Sebagai warga negara Indonesia, Sebagian
besar dari kita tuh sebenarnya ya sudah paham kalau tanah yang dipijak ini
berada dalam wilayah ring of fire atau cincin api dunia. Artinya, kita tau
betul bahwa bencana alam akan sering terjadi di bumi pertiwi ini, baik itu
gempa bumi, tanah longsor sampai erupsi gunung berapi. Edukasi dan sosialisasi
tentang ini pun sudah sering didapatkan, tapi sayangnya rasa panik saat bencana
terjadi tak jarang membuat semua edukasi itu menguap entah kemana. Oleh karena
itu edukasi tentang mitigasi bencana alam harus terus dilakukan secara
inklusif.
Saat terjadi gempa bumi yang
berpusat di daratan Cianjur, kebetulan aku sedang tidur siang di rumah.

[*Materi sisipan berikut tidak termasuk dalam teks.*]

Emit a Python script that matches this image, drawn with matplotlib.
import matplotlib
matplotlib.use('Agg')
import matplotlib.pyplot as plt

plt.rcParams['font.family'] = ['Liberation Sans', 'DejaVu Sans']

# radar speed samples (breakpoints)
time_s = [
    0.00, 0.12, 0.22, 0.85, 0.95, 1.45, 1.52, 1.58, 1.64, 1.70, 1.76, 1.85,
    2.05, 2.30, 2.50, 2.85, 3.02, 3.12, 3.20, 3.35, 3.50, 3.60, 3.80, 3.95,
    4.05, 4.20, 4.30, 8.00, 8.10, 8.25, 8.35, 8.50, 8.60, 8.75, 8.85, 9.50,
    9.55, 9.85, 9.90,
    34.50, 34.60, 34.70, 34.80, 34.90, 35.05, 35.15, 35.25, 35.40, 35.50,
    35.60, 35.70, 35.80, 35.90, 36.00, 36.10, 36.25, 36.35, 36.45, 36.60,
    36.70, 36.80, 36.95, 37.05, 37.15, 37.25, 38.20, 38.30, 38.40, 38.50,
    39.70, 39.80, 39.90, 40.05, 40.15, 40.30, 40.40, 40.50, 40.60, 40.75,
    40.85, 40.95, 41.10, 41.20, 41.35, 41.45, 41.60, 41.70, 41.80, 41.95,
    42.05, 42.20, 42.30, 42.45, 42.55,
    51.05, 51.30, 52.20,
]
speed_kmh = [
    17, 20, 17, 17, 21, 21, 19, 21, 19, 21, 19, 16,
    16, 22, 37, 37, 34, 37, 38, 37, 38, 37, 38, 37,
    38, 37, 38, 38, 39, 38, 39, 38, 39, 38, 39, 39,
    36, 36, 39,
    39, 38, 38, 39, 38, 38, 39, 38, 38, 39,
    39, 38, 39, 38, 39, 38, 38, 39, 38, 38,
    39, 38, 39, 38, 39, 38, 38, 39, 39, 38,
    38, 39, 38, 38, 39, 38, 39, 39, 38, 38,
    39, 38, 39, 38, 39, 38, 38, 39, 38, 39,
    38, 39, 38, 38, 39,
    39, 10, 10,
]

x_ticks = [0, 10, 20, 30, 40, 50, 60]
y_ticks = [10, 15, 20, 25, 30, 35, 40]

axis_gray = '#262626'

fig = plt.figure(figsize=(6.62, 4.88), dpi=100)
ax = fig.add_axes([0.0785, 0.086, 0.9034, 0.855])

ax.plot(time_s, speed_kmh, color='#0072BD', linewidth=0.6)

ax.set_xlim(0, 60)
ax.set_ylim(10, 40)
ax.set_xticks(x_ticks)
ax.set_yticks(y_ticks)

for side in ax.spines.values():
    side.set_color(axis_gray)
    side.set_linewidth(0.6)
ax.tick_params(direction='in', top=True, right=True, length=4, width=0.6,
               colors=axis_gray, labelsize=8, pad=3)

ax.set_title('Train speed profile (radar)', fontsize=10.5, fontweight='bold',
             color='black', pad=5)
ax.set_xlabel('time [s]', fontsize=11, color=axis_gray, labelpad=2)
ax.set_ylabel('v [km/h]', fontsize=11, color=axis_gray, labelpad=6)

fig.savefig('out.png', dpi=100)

Kekuatan
gempa yang lumayan terasa hingga ke Bekasi itu cukup untuk membuatku terbangun
dari tidur dan langsung membimbing anak-anak keluar rumah. Jika dibandingkan
dengan Cianjur, gempa yang terasa di Bekasi ini jelas tidak ada apa-apa nya,
tapi segitu saja sudah cukup untuk membuatku panik. Apalagi mereka yang di
Cianjur ya, kebayang deh bagaimana paniknya.

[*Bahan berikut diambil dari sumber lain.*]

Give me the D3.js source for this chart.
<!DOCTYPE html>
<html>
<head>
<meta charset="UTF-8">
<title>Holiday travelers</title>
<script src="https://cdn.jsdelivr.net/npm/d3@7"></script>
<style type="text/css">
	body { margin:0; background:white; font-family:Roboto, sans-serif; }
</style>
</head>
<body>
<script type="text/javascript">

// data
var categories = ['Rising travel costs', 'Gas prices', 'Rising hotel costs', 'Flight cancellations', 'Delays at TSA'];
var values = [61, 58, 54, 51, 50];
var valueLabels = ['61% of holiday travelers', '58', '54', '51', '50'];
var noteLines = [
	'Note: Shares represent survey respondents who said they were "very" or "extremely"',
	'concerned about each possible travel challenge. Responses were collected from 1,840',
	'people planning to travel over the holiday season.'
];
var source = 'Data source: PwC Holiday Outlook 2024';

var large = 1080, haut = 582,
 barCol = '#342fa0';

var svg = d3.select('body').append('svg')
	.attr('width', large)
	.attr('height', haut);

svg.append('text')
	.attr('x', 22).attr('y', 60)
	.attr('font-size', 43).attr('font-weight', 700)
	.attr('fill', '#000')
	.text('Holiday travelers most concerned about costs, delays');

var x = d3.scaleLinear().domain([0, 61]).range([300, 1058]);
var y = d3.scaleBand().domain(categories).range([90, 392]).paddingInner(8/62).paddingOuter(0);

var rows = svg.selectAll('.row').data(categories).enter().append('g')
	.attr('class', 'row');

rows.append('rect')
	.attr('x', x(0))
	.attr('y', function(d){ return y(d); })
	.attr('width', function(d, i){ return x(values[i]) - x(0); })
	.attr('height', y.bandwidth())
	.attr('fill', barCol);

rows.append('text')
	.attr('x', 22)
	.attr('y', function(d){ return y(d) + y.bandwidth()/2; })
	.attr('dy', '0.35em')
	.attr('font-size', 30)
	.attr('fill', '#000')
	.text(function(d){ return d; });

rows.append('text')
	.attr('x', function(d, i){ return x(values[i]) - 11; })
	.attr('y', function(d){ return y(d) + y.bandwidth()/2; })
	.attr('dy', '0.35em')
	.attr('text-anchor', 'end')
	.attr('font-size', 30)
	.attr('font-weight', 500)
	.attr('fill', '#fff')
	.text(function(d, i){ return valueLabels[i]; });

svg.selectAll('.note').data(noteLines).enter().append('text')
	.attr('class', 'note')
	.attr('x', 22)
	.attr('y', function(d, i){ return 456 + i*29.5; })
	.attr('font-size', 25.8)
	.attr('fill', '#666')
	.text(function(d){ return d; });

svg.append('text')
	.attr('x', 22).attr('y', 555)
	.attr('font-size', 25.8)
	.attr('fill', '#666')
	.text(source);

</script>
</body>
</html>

Ketika terjadi bencana alam,
salah satunya seperti gempa bumi, kemungkinan kita hanya punya waktu yang
singkat untuk menyelamatkan diri. Jujur, aku langsung terpikir, bagaimana
dengan teman-teman disabilitas atau orang yang pernah mengalami kusta (OYPMK)? Wong
kita yang sehat aja masih suka panik dalam menghadapi bencana, apalagi mereka
ya, hiks.
Berangkat dari rasa penasaran
pada hal ini, beberapa waktu lalu aku pun mengikuti talkshow melalui youtube
live Ruang Publik KBR. Di talkshow tersebut aku mendengar langsung paparan dari
Bapak Pagarso, Direktur Direktorat Kesiapsiagaan BNPB dan Mas Bejo, ketua
Konsorsium Peduli Disabilitas dan Kusta (Pelita). Ada banyak insight baru soal
mitigasi bencana terutama bagi teman-teman disabilitas dan OYPMK yang aku dapat
dari talkshow tersebut.
Mas Bejo sempat meceritakan bagaimana
ia menyelamatkan diri nya sendiri saat terjadi gempa di Bantul beberapa waktu
lalu. Ia pun menceritakan soal banyak nya teman-teman disabilitas dan OYPMK
yang membutuhkan pertolongan saat bencana terjadi. Sayangnya, Ketika terjadi
bencana alam, semua sibuk menyelamatkan diri hingga tak jarang teman-teman
disabilitas dan OYPMK ini jadi terlupakan.
Oleh karena itu butuh edukasi yang
lebih inklusif tentang mitigasi bencana alam, terutama bagi teman-teman disabilitas
dan OYPMK ini. Teman-teman dengan keterbatasannya ini pun berhak mendapat
edukasi soal apa yang harus dilakukan saat bencana, karena biar bagaimanapun
orang pertama yang bisa menyelamatkan diri Ketika terjadi bencana adalah diri
sendiri.
Tak hanya untuk diri sendiri
saja, Ketika sudah berhasil selamat dari bencana, Sebagian besar dari
teman-teman disabilitas pun memiliki keinginan untuk bisa membantu masyarakat
luas, tentunya dengan menyesuaikan kondisi mereka masing-masing. Keren ya,
ditengah keterbatasannya, mereka masih memiliki keinginan untuk membantu sesame.
Jujur, mendengar cerita dari mas bejo aku agak tersentil.
Sebenarnya pemerintah sendiri pun
sudah sejak dulu menggalakan edukasi terkait mitigasi benacan alam untuk
berbagai pihak. Sebagai contoh di kurikulum sekolah pun sudah ada info terkait
ini. Hanya saja mungkin kurang inklusif lagi. Semoga ke depannya, edukasi
tentang ini terus digaungkan lagi yaa.